Замечательной находкой Константина Сергеевича была пауза перед выходом Хлестовой, когда в течение нескольких минут (на сцене это огромное время) раздавался только легкий шелест французской речи, переплетаясь то с внезапно вспыхнувшим лукавым смехом, то с позвякиванием ложечек в крошечных кофейных чашечках или с неожиданно врывающимся звоном гусарских шпор. Добиваясь от этого эпизода особого звучания, которое он называл по-французски son filé, Константин Сергеевич предложил всем участникам, в том числе и Германовой, игравшей Софью, выучить какое-нибудь французское стихотворение или басню. Пользуясь словами этих стихотворений, мы должны были вести оживленный светский диалог. Сейчас может показаться почти невероятной тщательность, с какой Станиславский и блистательно владевший французской речью Стахович добивались от нас точности и изящества фразировки, интонаций, изысканного произношения, которым гордилась грибоедовская Москва. Результат этой кропотливой работы был великолепен. В сцене, где не было ни одного грибоедовского слова, жила и звучала грибоедовская эпоха.

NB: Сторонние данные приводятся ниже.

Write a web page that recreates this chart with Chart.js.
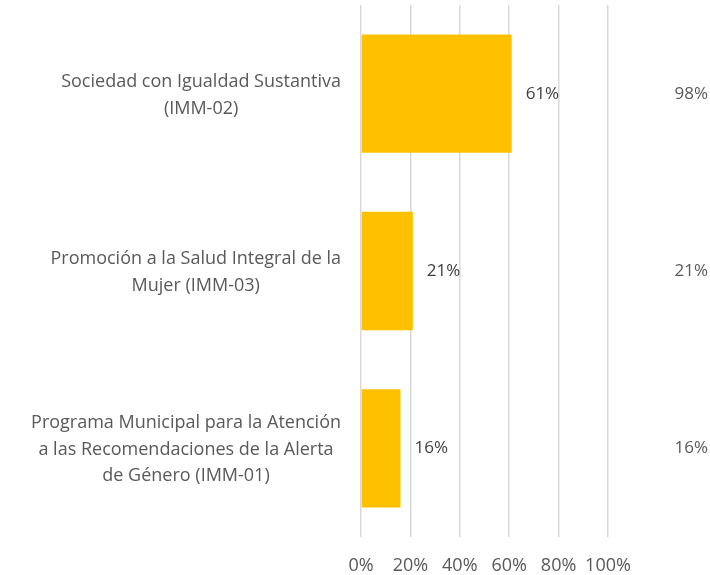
<!DOCTYPE html>
<html lang="es">

<head>
  <meta charset="UTF-8">
  <title>Avance de programas IMM</title>
  <style>
body {
  margin: 0;
  padding: 0;
  background-color: #ffffff;
}

.chart-container {
  width: 710px;
  height: 575px;
}
  </style>
</head>

<body>
  <div class="chart-container">
    <canvas id="avanceChart"></canvas>
  </div>

  <script src="https://cdn.jsdelivr.net/npm/chart.js"></script>
  <script>
    // Programas, de arriba hacia abajo (cada renglon es una linea de la etiqueta)
    const programas = [
      ['Sociedad con Igualdad Sustantiva', '(IMM-02)'],
      ['Promoción a la Salud Integral de la', 'Mujer (IMM-03)'],
      ['Programa Municipal para la Atención', 'a las Recomendaciones de la Alerta', 'de Género (IMM-01)']
    ];
    const avance = [61, 21, 16];
    const avanceColumna = [98, 21, 16];
    const ticksEje = [0, 20, 40, 60, 80, 100];

    const fuente = '"Open Sans", sans-serif';

    // Etiquetas de categoria: cada bloque alineado a la derecha, lineas centradas dentro del bloque
    const etiquetasPrograma = {
      id: 'etiquetasPrograma',
      afterDraw(chart) {
        const ctx = chart.ctx;
        const y = chart.scales.y;
        ctx.save();
        ctx.font = '18px ' + fuente;
        ctx.fillStyle = '#595959';
        ctx.textAlign = 'center';
        ctx.textBaseline = 'middle';
        const lineHeight = 26.5;
        programas.forEach((lineas, i) => {
          const ancho = Math.max(...lineas.map(l => ctx.measureText(l).width));
          const cx = 341 - ancho / 2;
          const cy = y.getPixelForTick(i) + 1.5;
          lineas.forEach((l, j) => {
            ctx.fillText(l, cx, cy + (j - (lineas.length - 1) / 2) * lineHeight);
          });
        });
        ctx.restore();
      }
    };

    // Valor al final de cada barra y columna de valores a la derecha
    const etiquetasValor = {
      id: 'etiquetasValor',
      afterDatasetsDraw(chart) {
        const ctx = chart.ctx;
        const meta = chart.getDatasetMeta(0);
        ctx.save();
        ctx.font = '17px ' + fuente;
        ctx.textBaseline = 'middle';
        meta.data.forEach((bar, i) => {
          ctx.fillStyle = '#404040';
          ctx.textAlign = 'left';
          ctx.fillText(avance[i] + '%', bar.x + 14, bar.y);
          ctx.fillStyle = '#595959';
          ctx.textAlign = 'right';
          ctx.fillText(avanceColumna[i] + '%', 708, bar.y);
        });
        ctx.restore();
      }
    };

    new Chart(document.getElementById('avanceChart'), {
      type: 'bar',
      data: {
        labels: programas,
        datasets: [{
          data: avance,
          backgroundColor: '#FFC000',
          borderWidth: 0,
          barPercentage: 1,
          categoryPercentage: 0.667
        }]
      },
      options: {
        indexAxis: 'y',
        responsive: true,
        maintainAspectRatio: false,
        animation: false,
        layout: {
          padding: { left: 361, right: 102, top: 5, bottom: 0 }
        },
        plugins: {
          legend: { display: false },
          tooltip: { enabled: false }
        },
        scales: {
          x: {
            min: 0,
            max: 100,
            afterBuildTicks(scale) {
              scale.ticks = ticksEje.map(v => ({ value: v }));
            },
            afterFit(scale) {
              scale.height = 38;
            },
            grid: {
              color: '#D9D9D9',
              lineWidth: 1.5,
              drawTicks: false
            },
            border: { display: false },
            ticks: {
              padding: 18,
              maxRotation: 0,
              minRotation: 0,
              autoSkip: false,
              color: '#595959',
              font: { family: 'Open Sans', size: 18 },
              callback: v => v + '%'
            }
          },
          y: {
            display: false
          }
        }
      },
      plugins: [etiquetasPrograma, etiquetasValor]
    });
  </script>
</body>

</html>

Станиславский упорно добивался от нас точности каждого движения, каждого жеста. Он учил нас помешивать кофе ложечкой, кокетливо улыбаться кавалеру, показывал, что значит быть грациозной барышней той поры. У меня была красивая высокая прическа с локонами, убранная колосьями ржи, декольтированное платье, украшенное розами; когда вместе с маменькой и сестрой я уходила с бала, к нам подходил лакей, который надевал мне на плечи легкую накидку. Рядом стоял молодой гусар. И Константин Сергеевич показывал, как барышня, подставляя плечи лакею, незаметно от маменьки бросает нежные взгляды молодому человеку. На отработку всех этих деталей он тратил уйму времени, не прощая нам ни одного неизящного, некрасивого жеста. Его замечания подчас бывали резки.

— У вас руки-крюки! — кричал он одной из учениц.

— Не махайте руками, вы не современная курсистка, вы барышня, воспитанная на полонезах и реверансах, — кричал он другой.

— По паркету надо скользить, а не топать!

Эти его замечания нередко доводили нас до слез, но были великолепной школой. Станиславский не только учил нас относиться к каждой маленькой роли с такой же любовью и самоотверженностью, как если бы это была Катерина в «Грозе» или Гамлет. Он учил нас органично и естественно входить в чужую для нас эпоху, выражать ее дух, ее сущность.